====== INFORMATION SUPPLIED ======

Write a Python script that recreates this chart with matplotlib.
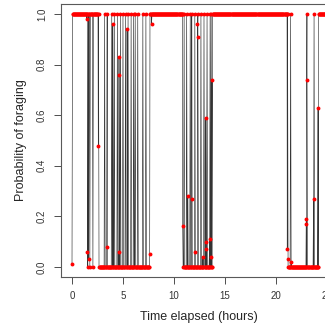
import numpy as np
import matplotlib
matplotlib.use("Agg")
import matplotlib.pyplot as plt
from matplotlib.ticker import MultipleLocator

plt.rcParams['font.family'] = ['Liberation Sans', 'DejaVu Sans']

# === Behavioural record ===
# sampling interval of the record (hours) and end of the record
step = 0.05
t_end = 25.0

# times (h) at which the decoded bout changes, and the state held afterwards
switch_times = [0.05, 2.65, 7.65, 10.88, 13.80, 21.18, 24.20]
switch_levels = [1, 0, 1, 0, 1, 0, 1]

# single samples that flip to the other state inside a bout
blip_times = [1.55, 1.76, 2.06,
              3.20, 3.45, 3.88, 4.15, 4.45, 4.75, 5.00, 5.25, 5.52, 5.78,
              6.05, 6.18, 6.47, 6.96, 7.25,
              11.00, 11.27, 11.60, 11.76, 12.06, 12.35, 12.65, 12.94,
              13.24, 13.53, 13.66,
              21.45, 23.06, 23.75]

# samples with an intermediate probability of foraging
mid_times = [0.00, 1.45, 1.51, 1.63, 2.58, 3.46, 4.00, 4.59, 4.60, 4.61,
             5.40, 7.62, 7.80, 10.86, 11.36, 11.74, 12.03, 12.30, 12.32,
             12.84, 13.12, 13.14, 13.16, 13.50, 13.63, 13.72,
             21.12, 21.20, 21.52, 22.98, 23.00, 23.02, 23.70, 24.14]
mid_probs = [0.01, 0.98, 0.06, 0.03, 0.48, 0.08, 0.96, 0.06, 0.76, 0.83,
             0.94, 0.05, 0.96, 0.16, 0.28, 0.27, 0.06, 0.96, 0.91,
             0.04, 0.59, 0.10, 0.07, 0.11, 0.04, 0.74,
             0.07, 0.03, 0.02, 0.19, 0.17, 0.74, 0.27, 0.63]

# === Assemble the series ===
grid = np.arange(step, t_end + step / 2, step)
idx = np.searchsorted(switch_times, grid, side='right') - 1
state = np.array(switch_levels, dtype=float)[idx]
blip_idx = np.rint((np.array(blip_times) - step) / step).astype(int)
state[blip_idx] = 1 - state[blip_idx]

t_all = np.concatenate([grid, mid_times])
p_all = np.concatenate([state, mid_probs])
order = np.argsort(t_all, kind='stable')
t_all, p_all = t_all[order], p_all[order]

# === Figure ===
fig = plt.figure(figsize=(3.25, 3.28), dpi=100)
ax = fig.add_axes([61 / 325, 1 - 277 / 328, (337 - 61) / 325, 273 / 328])

ax.plot(t_all, p_all, color='0.2', linewidth=0.45, zorder=2)
ax.plot(t_all, p_all, 'o', color='red', markersize=2.8, markeredgewidth=0, zorder=3)

ax.set_xlim(-1.08, 26.0)
ax.set_ylim(-0.04, 1.04)
ax.xaxis.set_major_locator(MultipleLocator(5))
ax.set_yticks([0.0, 0.2, 0.4, 0.6, 0.8, 1.0])
ax.set_yticklabels(['0.0', '0.2', '0.4', '0.6', '0.8', '1.0'], rotation=90, va='center')

ax.tick_params(axis='both', direction='out', length=5, width=0.7, color='0.3',
               labelsize=7, labelcolor='0.2')
ax.tick_params(axis='x', pad=5)
ax.tick_params(axis='y', pad=5)
for sp in ax.spines.values():
    sp.set_color('0.35')
    sp.set_linewidth(0.8)

ax.set_xlabel('Time elapsed (hours)', fontsize=9, color='0.15')
ax.set_ylabel('Probability of foraging', fontsize=9, color='0.15')
ax.xaxis.set_label_coords(0.5, -(317 - 277) / 273)
ax.xaxis.label.set_va('center')
ax.yaxis.set_label_coords(-(61 - 21) / 276, 0.5)
ax.yaxis.label.set_va('center')

fig.savefig('out.png', dpi=100)
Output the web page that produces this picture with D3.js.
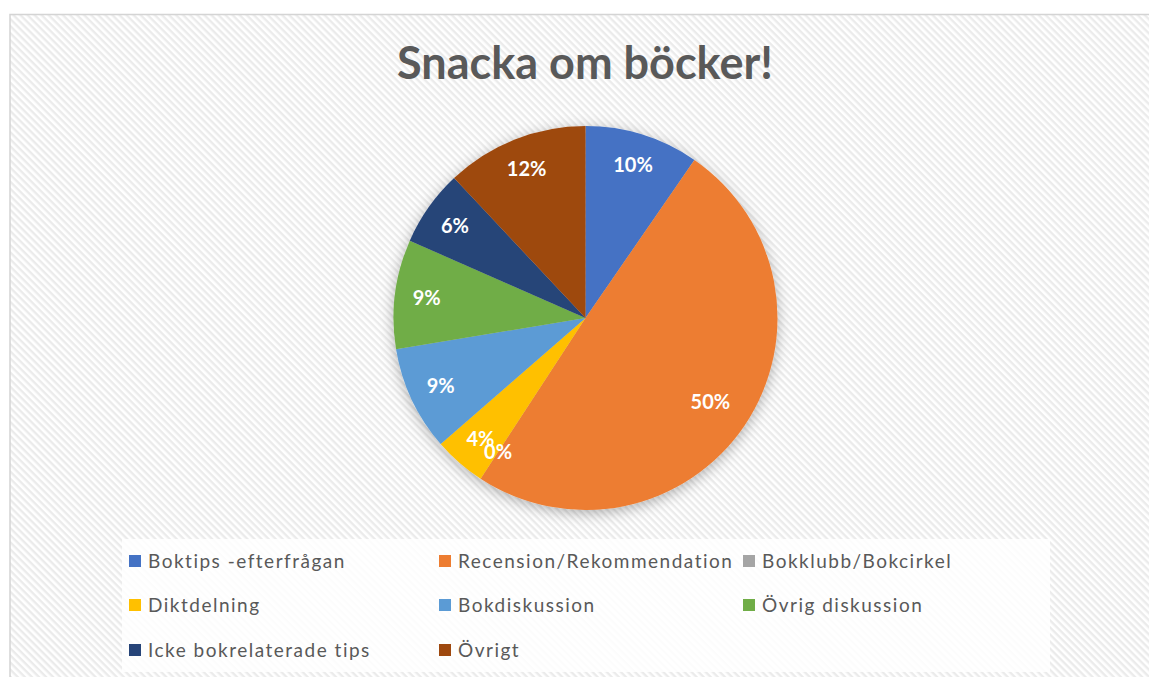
<!DOCTYPE html>
<html>
<head>
<meta charset="utf-8">
<script src="https://cdn.jsdelivr.net/npm/d3@7"></script>
<style>
body { margin: 0; background: #fff; }
svg { display: block; }
</style>
</head>
<body>
<div id="chart-area"></div>
<script>
// data
var categories = ["Boktips -efterfrågan", "Recension/Rekommendation", "Bokklubb/Bokcirkel",
	"Diktdelning", "Bokdiskussion", "Övrig diskussion", "Icke bokrelaterade tips", "Övrigt"];
var shares = [9.6, 49.6, 0, 4.4, 8.8, 9.2, 6.4, 12.0];
var colors = ["#4472C4", "#ED7D31", "#A5A5A5", "#FFC000", "#5B9BD5", "#70AD47", "#264478", "#9E480E"];

var data = categories.map(function(c, i) {
	return {name: c, value: shares[i], color: colors[i]};
});

var width = 1149,
	height = 677;

var svg = d3.select("#chart-area").append("svg")
	.attr("width", width).attr("height", height);

var defs = svg.append("defs");

// diagonal stripe background
var pat = defs.append("pattern")
	.attr("id", "stripes")
	.attr("patternUnits", "userSpaceOnUse")
	.attr("width", 5).attr("height", 5)
	.attr("patternTransform", "rotate(45)");
pat.append("rect").attr("width", 5).attr("height", 5).attr("fill", "#ffffff");
pat.append("rect").attr("width", 5).attr("height", 2.4).attr("fill", "#ebebeb");

var shadow = defs.append("filter")
	.attr("id", "shadow")
	.attr("x", "-20%").attr("y", "-20%").attr("width", "140%").attr("height", "140%");
shadow.append("feDropShadow")
	.attr("dx", 0).attr("dy", 3)
	.attr("stdDeviation", 7)
	.attr("flood-color", "#000")
	.attr("flood-opacity", 0.3);

// chart area
svg.append("rect")
	.attr("x", 10).attr("y", 14.5)
	.attr("width", width).attr("height", height)
	.attr("fill", "url(#stripes)")
	.attr("stroke", "#d4d4d4")
	.attr("stroke-width", 1.5);

svg.append("text")
	.attr("x", 585)
	.attr("y", 79)
	.attr("text-anchor", "middle")
	.style("font-family", "Lato, 'Open Sans', sans-serif")
	.style("font-weight", "bold")
	.style("font-size", "45px")
	.attr("fill", "#595959")
	.text("Snacka om böcker!");

// pie
var cx = 585.5, cy = 318, radius = 192;
var total = d3.sum(shares);

var pie = d3.pie()
	.sort(null)
	.value(function(d) { return d.value; });

var arc = d3.arc().innerRadius(0).outerRadius(radius);
var labelArc = d3.arc().innerRadius(160).outerRadius(160);

var g = svg.append("g")
	.attr("transform", "translate(" + cx + "," + cy + ")");

var arcs = pie(data);

g.append("g")
	.attr("filter", "url(#shadow)")
	.selectAll("path")
	.data(arcs)
	.enter()
	.append("path")
	.attr("d", arc)
	.attr("fill", function(d) { return d.data.color; });

g.selectAll("text.lbl")
	.data(arcs)
	.enter()
	.append("text")
	.attr("class", "lbl")
	.attr("transform", function(d) {
		var c = labelArc.centroid(d);
		// the big slice sits a bit further in
		if (d.data.value > 40) { c = [c[0] * 0.94, c[1] * 0.94]; }
		return "translate(" + c[0] + "," + c[1] + ")";
	})
	.attr("text-anchor", "middle")
	.attr("dy", "0.36em")
	.style("font-family", "Lato, 'Open Sans', sans-serif")
	.style("font-weight", "bold")
	.style("font-size", "20px")
	.attr("fill", "#ffffff")
	.text(function(d) { return Math.round(d.data.value / total * 100) + "%"; });

// legend
var legendX = [129, 439, 743],
	legendY = [561, 605, 650];

svg.append("rect")
	.attr("x", 122).attr("y", 539)
	.attr("width", 928).attr("height", 133)
	.attr("fill", "#ffffff")
	.attr("fill-opacity", 0.85);

var legend = svg.selectAll("g.legend")
	.data(data)
	.enter()
	.append("g")
	.attr("class", "legend")
	.attr("transform", function(d, i) {
		return "translate(" + legendX[i % 3] + "," + legendY[Math.floor(i / 3)] + ")";
	});

legend.append("rect")
	.attr("x", 0).attr("y", -6)
	.attr("width", 12).attr("height", 12)
	.attr("fill", function(d) { return d.color; });

legend.append("text")
	.attr("x", 19)
	.attr("dy", "0.35em")
	.style("font-family", "Lato, 'Open Sans', sans-serif")
	.style("font-size", "19px")
	.style("letter-spacing", "1.5px")
	.attr("fill", "#595959")
	.text(function(d) { return d.name; });
</script>
</body>
</html>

======

STATED EXERCISE: Only the lines from the start of the entries above to the line containing "t_end = 25.0" are to be given again, exactly and with both ends included; pictures are excluded.

EXPECTED ANSWER:
Write a Python script that recreates this chart with matplotlib.
import numpy as np
import matplotlib
matplotlib.use("Agg")
import matplotlib.pyplot as plt
from matplotlib.ticker import MultipleLocator

plt.rcParams['font.family'] = ['Liberation Sans', 'DejaVu Sans']

# === Behavioural record ===
# sampling interval of the record (hours) and end of the record
step = 0.05
t_end = 25.0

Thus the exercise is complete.